The latest forecasts show advertising revenue in the US still growing this year despite shaky economic conditions.
And part of the reason the market isn’t falling from a cliff is that “media innovation fueling marketing demand".
Advertising revenue in the US market is forecast to grow 3.4% to $US326 billion this year (down from 3.7% in previous forecasts), according to Magna, the media intelligence and investment unit of global holding group IPG.
US media owner advertising revenues grew by 6% in 2022 (excluding cyclical ad spend) to $315 billion.
However, ad spend slowed significantly in the second half and December quarter ad sales were flat.
In 2023, economic signals are mixed, including slow but continued GDP growth, receding inflation, a resilient job market, while financial turbulence is generating anxiety among consumers and businesses.
However, a key difference in the US is that a large chunk of home loans rates are on set terms over decades. In Australia, fixed terms are more usuals for up to three years.
This gives the US consumer a big break when it comes to home budgeting.

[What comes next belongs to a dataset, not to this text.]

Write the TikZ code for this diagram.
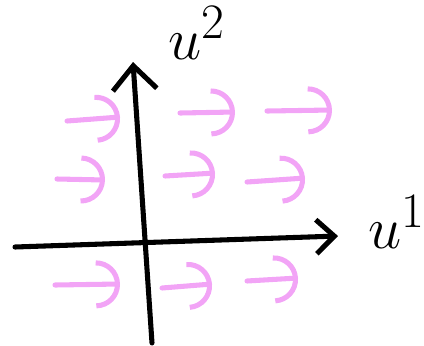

But Magna and GroupM were in December forecasting a slowing, but still showing strength, in Australia's advertising market growth in 2023.
The latest Magna analysis says the rise of retail media networks, the growth of ad-supported video streaming and the recovery of the automotive industry are among organic growth factors mitigating the impact of macro-economic uncertainty.
Ros Allison, head of product & innovation, MAGNA Australia, on the latest US numbers: “We’re seeing a similar picture in the Australian market.
"Media budgets have evolved from traditional ‘advertising’ budgets, investing in pure brand building advertising to now working harder across a broader marketing capability.
“Those budgets now encompass big brand building, closer and more integrated connections with audiences as well as short term performance gains, responding to intent, as well as martech, data and targeting innovation.
“This range of capability, greater quantification of the impact of strategy and the knowledge systems to refine and control tactical levers has helped budget resilience in the US and also in Australia.
“Responsibility for media budgets now assumes the ability to understand and control impact on audiences and deliver outcomes beyond pure price. Media budgets can now stretch, adjusting for different economic environments to fulfil short term sales goals while nurturing and growing longer term brand objectives.
“Also contributing to budget resilience in Australia is the expectation that the current contraction and economic sentiment is likely to be relatively short lived. We’re expecting a shorter term trough on sentiment, with the return of key categories, a rebound for our export markets and peak inflation now behind us.
“Our clients are looking to growth now and as we quickly come out the other side of the current market squeeze.”
Australian media analyst Steve Allen, Pearman's director of strategy and research, believes Australia won’t match US growth.
“US Consumers (for whatever reason) are streets ahead of us in consumer confidence, mostly because the mortgage market is a totally different construction to ours; typical 30 year fixed mortgage,” he told AdNews.
“Thus our nine consecutive RBA rate rises to ameliorate inflation,… US 6% February, AUS 6.8%.
“We are far more susceptible to this regime and resultant RBA Rate rises. Bottom line, we are different (for sure) but somewhat the same!”
Vincent Létang, EVP, Global Market Research at MAGNA: “In a similar economic climate, ten or twenty years ago, the US advertising market would almost certainly fall off a cliff.
“Things are different in 2023 because of media innovation fueling marketing demand. The organic drivers that boosted the ad market in 2021 and the first half of 2022 are still around and mitigating the impact of stressful economic signals.
“Such organic drivers include the rise of retail media networks which are redirecting billions of marketing budgets dollars into advertising formats.
“In addition, with long-form OTT streaming going mainstream and increasingly ad-supported, brands finally find cost-effective solutions to reconnect with audiences that had become hard and expensive to reach through linear television.
“These are some of the reasons why advertising spending continued to grow in the second half of 2022, despite economic uncertainty, war, inflation, and very high growth comps.
“For the same reasons, MAGNA expects advertising activity to continue to grow, albeit at a slower pace, in 2023.
“An additional growth factor for 2023 is the recovery of the automotive market, a top five vertical for most media types in America.”